Покойного хоронят. Опять только Португалову и Дмитриевым кажется, что вдова слишком равнодушна к убитому. Но все родные, даже знакомые, этого не говорят, а свидетельствуют противное. Она плакала дома, и ее уводили в комнату; она была подавлена горем у гроба. А когда мы спросили жену одного из ее дядей, Дубровину, о том же, то она нам дала глубоко поучительный пример практиче­ской справедливости, который не лишне бы помнить свидетелям Португалову и Дмитриевым: «Вдова стояла у гроба, как прилично всем в ее положении, а глубока ли или неглубока была ее печаль, свидетельствовать не берусь,— ведь не в моем это было сердце».

Из послепохоронных данных отмечено здесь, что вдова в пер­вые же дни уходила ночевать к Резниковым. Но забыли одно, что в доме Резникова в пяти комнатах жили семь человек, и у предпо­лагаемого сотрудника по преступлению не было особой комнаты, а подсудимая ночевала с сестрой его. Причина же ухода так проста — в доме Максименко не было ни одного мужчины, одни трусливые старухи. Бояться остаться в доме, где был покойник, так естествен­но. Обычное явление, что для успокоения оставшихся в живых их уводят к знакомым.

Впрочем, я не отрицаю, что семья Резникова, видимо, ухажи­вала за вдовой и при жизни, и по смерти ее мужа. Но это не улика против нее.

Подсудимую видели вскоре, около шести недель спустя по смер­ти мужа, в театре, вместе с Резниковыми и с матерью.

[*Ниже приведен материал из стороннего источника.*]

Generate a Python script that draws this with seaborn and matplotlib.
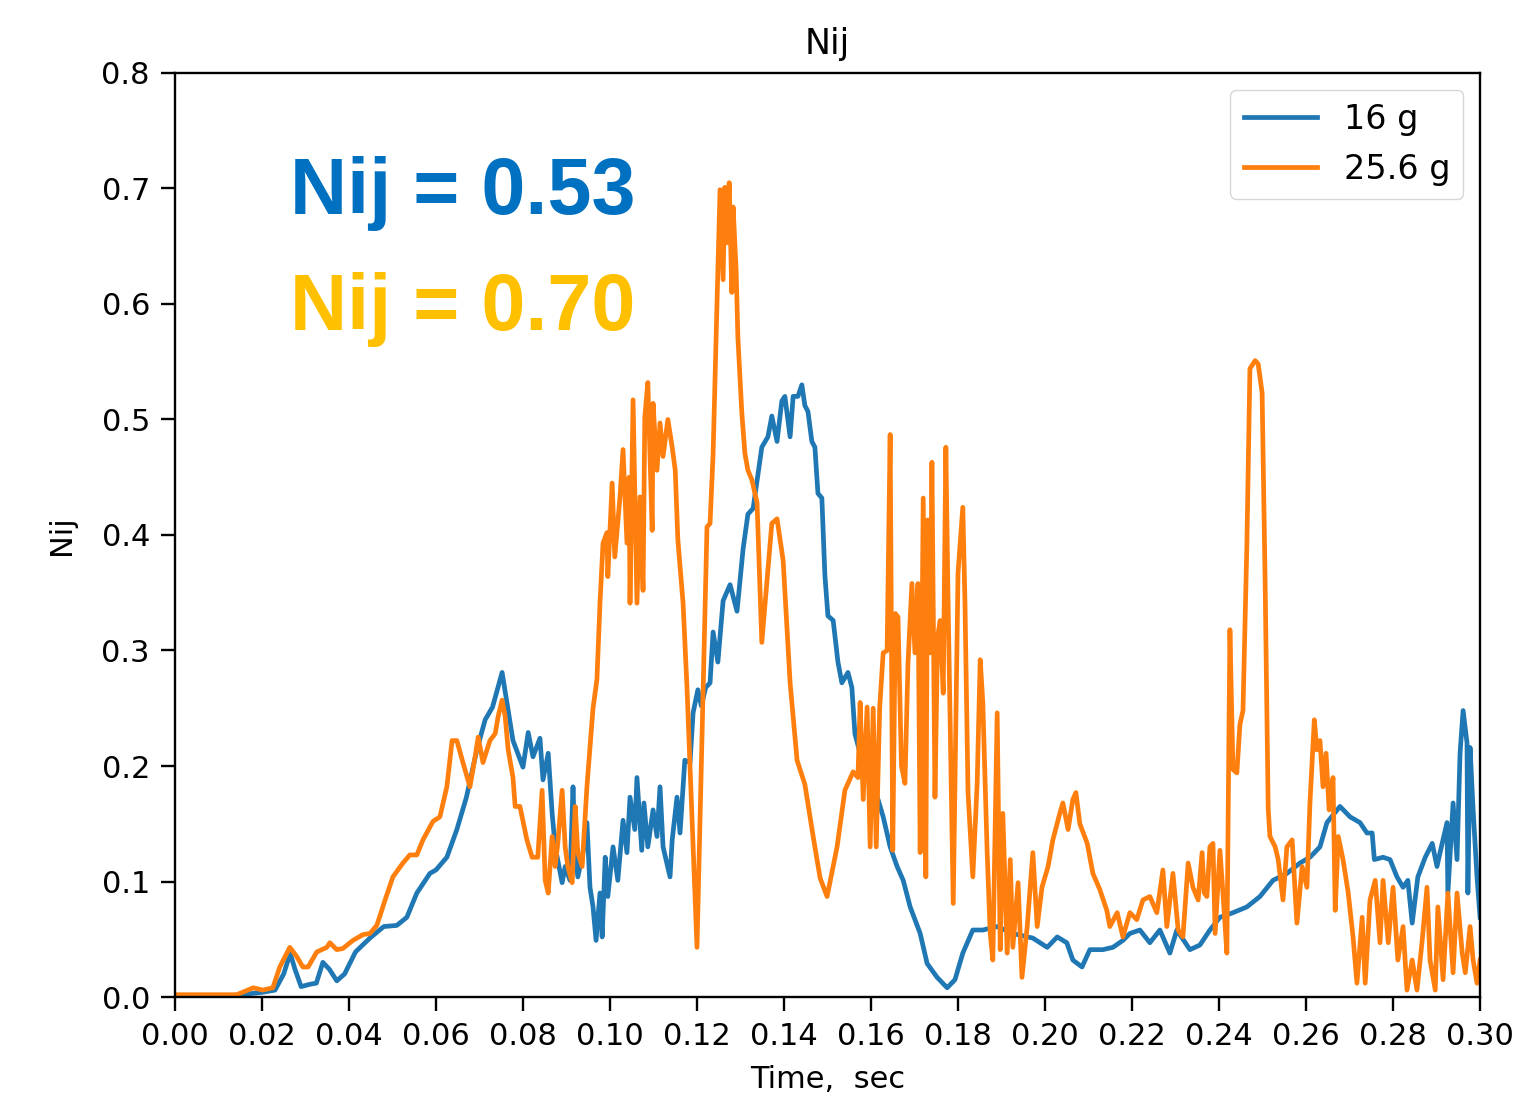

Это, конечно, очень скоро. Но не будем требовать от жизни ли­цемерия. Простая среда и не знает его. Тогда как в высших слоях общества приличие налагает оковы далее внутреннего побуждения, но зато и превращает эти оковы в простые символы скорби, в роде флера и крепа, да платьев установленного цвета, что не мешает слишком скоро и повеселиться, и потанцевать, пожалуй, со знамени­тым ограничением: «Танцуем мы, но только с фортепьяно», — про­стая жизнь делает иначе: она плачет, пока плачется, и, когда прой­дут дни плача, живо входит в колею обычных забот и радостей.